The new report on the bill from the pro-abortion legal firm comes after a controversy which saw ACLU staff join pro-abortion groups in supporting the bill while key members of its board opposed it.
The legislation, sponsored by Rep. Carolyn Maloney, pro-abortion New York congresswoman, would prohibit crisis pregnancy centers from advertising themselves as abortion facilities. When she announced her legislation, Maloney provided no examples of any pregnancy centers engaging in so-called false advertising.
The measure would subject advertising by pregnancy centers to regulation from the Federal Trade Commission.
Vivian Berger, one of four lawyers who serve as the ACLU’s general counsel, told the New York Sun yesterday, "We said that the bill, on its face, was not an unconstitutional abridgment of free speech since the offer of abortion services by people who don’t provide such services is not protected."
Berger admitted to the Sun that the group’s traditional stance in favor of any free speech has the possibility of being trumped by its abortion advocacy.

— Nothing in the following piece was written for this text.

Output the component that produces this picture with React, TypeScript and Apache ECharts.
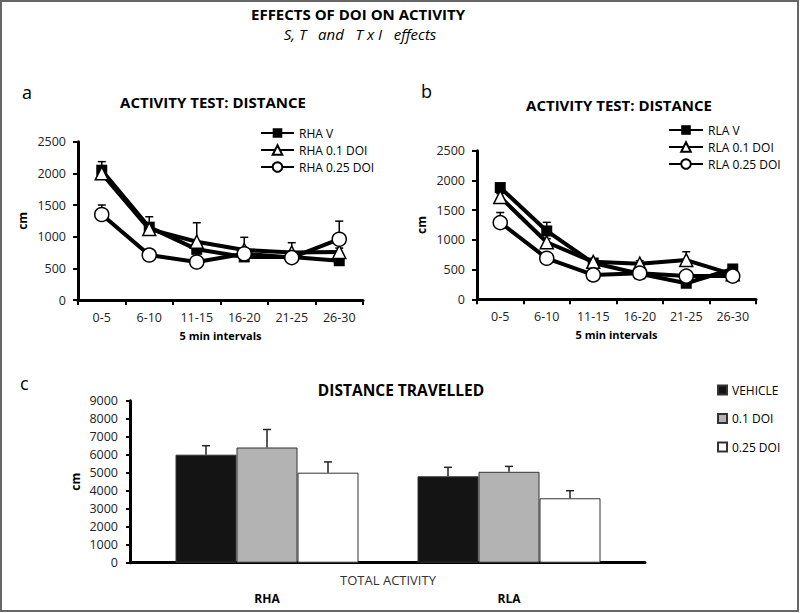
import React, { useEffect, useRef } from "react";
import * as echarts from "echarts";

const intervals = ["0-5", "6-10", "11-15", "16-20", "21-25", "26-30"];

const rhaV = [2050, 1150, 800, 680, 680, 620];
const rhaV_se = [135, 165, 50, 50, 50, 50];
const rha01 = [2000, 1120, 920, 790, 750, 760];
const rha01_se = [100, 100, 300, 200, 155, 60];
const rha025 = [1350, 710, 600, 730, 670, 960];
const rha025_se = [150, 50, 50, 50, 50, 285];

const rlaV = [1880, 1150, 610, 430, 270, 510];
const rlaV_se = [60, 145, 50, 50, 50, 50];
const rla01 = [1720, 960, 630, 600, 660, 420];
const rla01_se = [60, 60, 50, 50, 140, 50];
const rla025 = [1290, 690, 410, 440, 390, 390];
const rla025_se = [170, 90, 50, 50, 50, 50];

const groups = ["RHA", "RLA"];
const vehicle = [6000, 4800];
const vehicle_se = [500, 500];
const doi01 = [6400, 5050];
const doi01_se = [1000, 300];
const doi025 = [5000, 3580];
const doi025_se = [600, 420];

const FONT = "'Open Sans', sans-serif";
const BAR_W = 61;

function errRender(offset: number, cap: number, color: string) {
  return (params: any, api: any) => {
    const x = api.value(0);
    const v = api.value(1);
    const e = api.value(2);
    const p0 = api.coord([x, v]);
    const p1 = api.coord([x, v + e]);
    const cx = p0[0] + offset;
    return {
      type: "group",
      children: [
        { type: "line", shape: { x1: cx, y1: p0[1], x2: cx, y2: p1[1] }, style: { stroke: color, lineWidth: 1.5 } },
        { type: "line", shape: { x1: cx - cap, y1: p1[1], x2: cx + cap, y2: p1[1] }, style: { stroke: color, lineWidth: 1.5 } },
      ],
    };
  };
}

function errData(vals: number[], se: number[]) {
  return vals.map((v, i) => [i, v, se[i]]);
}

const plain = (v: number) => String(v);

export default function App() {
  const ref = useRef<HTMLDivElement>(null);
  useEffect(() => {
    if (!ref.current) return;
    const chart = echarts.init(ref.current, null, { renderer: "svg" });

    const lineAxisX = (gi: number) => ({
      type: "category",
      gridIndex: gi,
      data: intervals,
      boundaryGap: true,
      axisLine: { lineStyle: { color: "#000", width: 3 } },
      axisTick: { show: true, length: 5, lineStyle: { color: "#000", width: 2 } },
      axisLabel: { color: "#222", fontSize: 12.5, fontFamily: FONT, margin: 11 },
      name: "5 min intervals",
      nameLocation: "middle",
      nameGap: 30,
      nameMoveOverlap: false,
      nameTextStyle: { color: "#000", fontWeight: "bold", fontSize: 11, fontFamily: FONT },
    });
    const lineAxisY = (gi: number) => ({
      type: "value",
      gridIndex: gi,
      min: 0,
      max: 2500,
      interval: 500,
      axisLine: { show: true, lineStyle: { color: "#000", width: 3 } },
      axisTick: { show: true, length: 5, lineStyle: { color: "#000", width: 2 } },
      axisLabel: { color: "#222", fontSize: 12.5, fontFamily: FONT, margin: 12, formatter: plain },
      splitLine: { show: false },
      name: "cm",
      nameLocation: "middle",
      nameRotate: 90,
      nameGap: 50,
      nameMoveOverlap: false,
      nameTextStyle: { color: "#000", fontWeight: "bold", fontSize: 12, fontFamily: FONT },
    });

    const lineSeries = (name: string, data: number[], gi: number, kind: string) => {
      const base: any = {
        name,
        type: "line",
        xAxisIndex: gi,
        yAxisIndex: gi,
        data,
        z: 3,
        lineStyle: { color: "#000", width: 4 },
        symbolKeepAspect: true,
      };
      if (kind === "rect") {
        base.symbol = "rect";
        base.symbolSize = 11;
        base.itemStyle = { color: "#000", borderColor: "#000", borderWidth: 0 };
      } else if (kind === "triangle") {
        base.symbol = "triangle";
        base.symbolSize = 13;
        base.itemStyle = { color: "#fff", borderColor: "#000", borderWidth: 1.5 };
      } else {
        base.symbol = "circle";
        base.symbolSize = 14;
        base.itemStyle = { color: "#fff", borderColor: "#000", borderWidth: 1.5 };
      }
      return base;
    };

    const errSeries = (vals: number[], se: number[], xi: number, offset: number, cap: number, color: string, z: number) => ({
      type: "custom",
      xAxisIndex: xi,
      yAxisIndex: xi,
      data: errData(vals, se),
      renderItem: errRender(offset, cap, color),
      z,
      silent: true,
    });

    const option: any = {
      animation: false,
      backgroundColor: "#fff",
      title: [
        { text: "EFFECTS OF DOI ON ACTIVITY", left: 353, top: 1, textAlign: "center", textStyle: { fontSize: 15, fontWeight: "bold", color: "#000", fontFamily: FONT } },
        { text: "S, T   and   T x I   effects", left: 355, top: 21, textAlign: "center", textStyle: { fontSize: 15, fontStyle: "italic", fontWeight: "normal", color: "#000", fontFamily: FONT } },
        { text: "a", left: 17, top: 78, textStyle: { fontSize: 18, fontWeight: "normal", color: "#000", fontFamily: FONT } },
        { text: "b", left: 416, top: 77, textStyle: { fontSize: 18, fontWeight: "normal", color: "#000", fontFamily: FONT } },
        { text: "c", left: 15, top: 369, textStyle: { fontSize: 18, fontWeight: "normal", color: "#000", fontFamily: FONT } },
        { text: "ACTIVITY TEST: DISTANCE", left: 208, top: 89, textAlign: "center", textStyle: { fontSize: 15, fontWeight: "bold", color: "#000", fontFamily: FONT } },
        { text: "ACTIVITY TEST: DISTANCE", left: 614, top: 92, textAlign: "center", textStyle: { fontSize: 15, fontWeight: "bold", color: "#000", fontFamily: FONT } },
        { text: "DISTANCE TRAVELLED", left: 396, top: 377, textAlign: "center", textStyle: { fontSize: 15.5, fontWeight: "bold", color: "#000", fontFamily: FONT } },
      ],
      legend: [
        {
          orient: "vertical", left: 260, top: 127, padding: 0, itemWidth: 33, itemHeight: 12, itemGap: 5,
          selectedMode: false, data: ["RHA V", "RHA 0.1 DOI", "RHA 0.25 DOI"],
          textStyle: { fontSize: 12, color: "#000", fontFamily: FONT },
        },
        {
          orient: "vertical", left: 668, top: 124, padding: 0, itemWidth: 34, itemHeight: 12, itemGap: 5,
          selectedMode: false, data: ["RLA V", "RLA 0.1 DOI", "RLA 0.25 DOI"],
          textStyle: { fontSize: 12, color: "#000", fontFamily: FONT },
        },
        {
          orient: "vertical", left: 717, top: 384, padding: 0, itemWidth: 9, itemHeight: 9, itemGap: 16.5,
          selectedMode: false, icon: "rect", data: ["VEHICLE", "0.1 DOI", "0.25 DOI"],
          textStyle: { fontSize: 12, color: "#000", fontFamily: FONT },
        },
      ],
      grid: [
        { left: 78, top: 141.7, width: 285, height: 158.3 },
        { left: 477, top: 150.7, width: 279, height: 148.6 },
        { left: 130, top: 400.7, width: 515, height: 162 },
        { left: 146, top: 400.7, width: 484, height: 162 },
      ],
      xAxis: [
        lineAxisX(0),
        lineAxisX(1),
        {
          type: "category", gridIndex: 2, data: groups,
          axisLine: { lineStyle: { color: "#000", width: 3 } },
          axisTick: { show: false }, axisLabel: { show: false },
        },
        {
          type: "category", gridIndex: 3, data: groups,
          axisLine: { show: false }, axisTick: { show: false },
          axisLabel: { color: "#000", fontSize: 12, fontWeight: "bold", fontFamily: FONT, margin: 30 },
          name: "TOTAL ACTIVITY", nameLocation: "middle", nameGap: 11, nameMoveOverlap: false,
          nameTextStyle: { color: "#333", fontSize: 13, fontFamily: FONT },
        },
      ],
      yAxis: [
        lineAxisY(0),
        lineAxisY(1),
        {
          type: "value", gridIndex: 2, min: 0, max: 9000, interval: 1000,
          axisLine: { show: true, lineStyle: { color: "#000", width: 3 } },
          axisTick: { show: true, length: 4, lineStyle: { color: "#000", width: 2 } },
          axisLabel: { color: "#222", fontSize: 12.5, fontFamily: FONT, margin: 12, formatter: plain },
          splitLine: { show: false },
          name: "cm", nameLocation: "middle", nameRotate: 90, nameGap: 49, nameMoveOverlap: false,
          nameTextStyle: { color: "#000", fontWeight: "bold", fontSize: 12, fontFamily: FONT },
        },
        {
          type: "value", gridIndex: 3, min: 0, max: 9000, interval: 1000, show: false,
        },
      ],
      series: [
        errSeries(rhaV, rhaV_se, 0, 0, 4, "#000", 1),
        errSeries(rha01, rha01_se, 0, 0, 4, "#000", 1),
        errSeries(rha025, rha025_se, 0, 0, 4, "#000", 1),
        errSeries(rlaV, rlaV_se, 1, 0, 4, "#000", 1),
        errSeries(rla01, rla01_se, 1, 0, 4, "#000", 1),
        errSeries(rla025, rla025_se, 1, 0, 4, "#000", 1),
        lineSeries("RHA V", rhaV, 0, "rect"),
        lineSeries("RHA 0.1 DOI", rha01, 0, "triangle"),
        lineSeries("RHA 0.25 DOI", rha025, 0, "circle"),
        lineSeries("RLA V", rlaV, 1, "rect"),
        lineSeries("RLA 0.1 DOI", rla01, 1, "triangle"),
        lineSeries("RLA 0.25 DOI", rla025, 1, "circle"),
        {
          name: "VEHICLE", type: "bar", xAxisIndex: 3, yAxisIndex: 3, data: vehicle,
          barWidth: BAR_W, barGap: "0%", itemStyle: { color: "#141414", borderColor: "#333", borderWidth: 1 },
        },
        {
          name: "0.1 DOI", type: "bar", xAxisIndex: 3, yAxisIndex: 3, data: doi01,
          barWidth: BAR_W, barGap: "0%", itemStyle: { color: "#b3b3b3", borderColor: "#333", borderWidth: 1 },
        },
        {
          name: "0.25 DOI", type: "bar", xAxisIndex: 3, yAxisIndex: 3, data: doi025,
          barWidth: BAR_W, barGap: "0%", itemStyle: { color: "#ffffff", borderColor: "#333", borderWidth: 1 },
        },
        errSeries(vehicle, vehicle_se, 3, -BAR_W, 4, "#222", 5),
        errSeries(doi01, doi01_se, 3, 0, 4, "#222", 5),
        errSeries(doi025, doi025_se, 3, BAR_W, 4, "#222", 5),
      ],
      graphic: [
        {
          type: "rect", shape: { x: 1, y: 1, width: 797, height: 610 }, silent: true,
          style: { fill: "none", stroke: "#666", lineWidth: 2 },
        },
      ],
    };
    chart.setOption(option);
    return () => chart.dispose();
  }, []);
  return <div ref={ref} style={{ position: "fixed", left: 0, top: 0, width: 800, height: 613 }} />;
}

"It’s certainly true that it isn’t usually our bread and butter to take a position that affirmatively supports legislation that even arguably could be viewed as impinging on speech, but, on the other hand, we have a very strong commitment to abortion rights," she said.
Other scholars disagree that the measure is constitutional and Eugene Volokh of the University of California at Los Angeles, told the Sun that legislation violates First Amendment rights because the bill doesn’t just cover abortions but also abortion referrals, which could include free counseling or advice.
While free speech rights don’t extend to false advertising, they do extend to speech that doesn’t involve commerce, he said.
According to the Sun, the controversy over the conflicting ACLU views on the bill continued at an April 23 board meeting.
Anthony Romero, executive director of the ACLU, expressed his frustration that some board members would speak publicly in opposition to the bill while the ACLU itself supported it.
While the ACLU has taken down from its web site a press release supporting the measure, it recently told Maloney’s office it still supports the bill.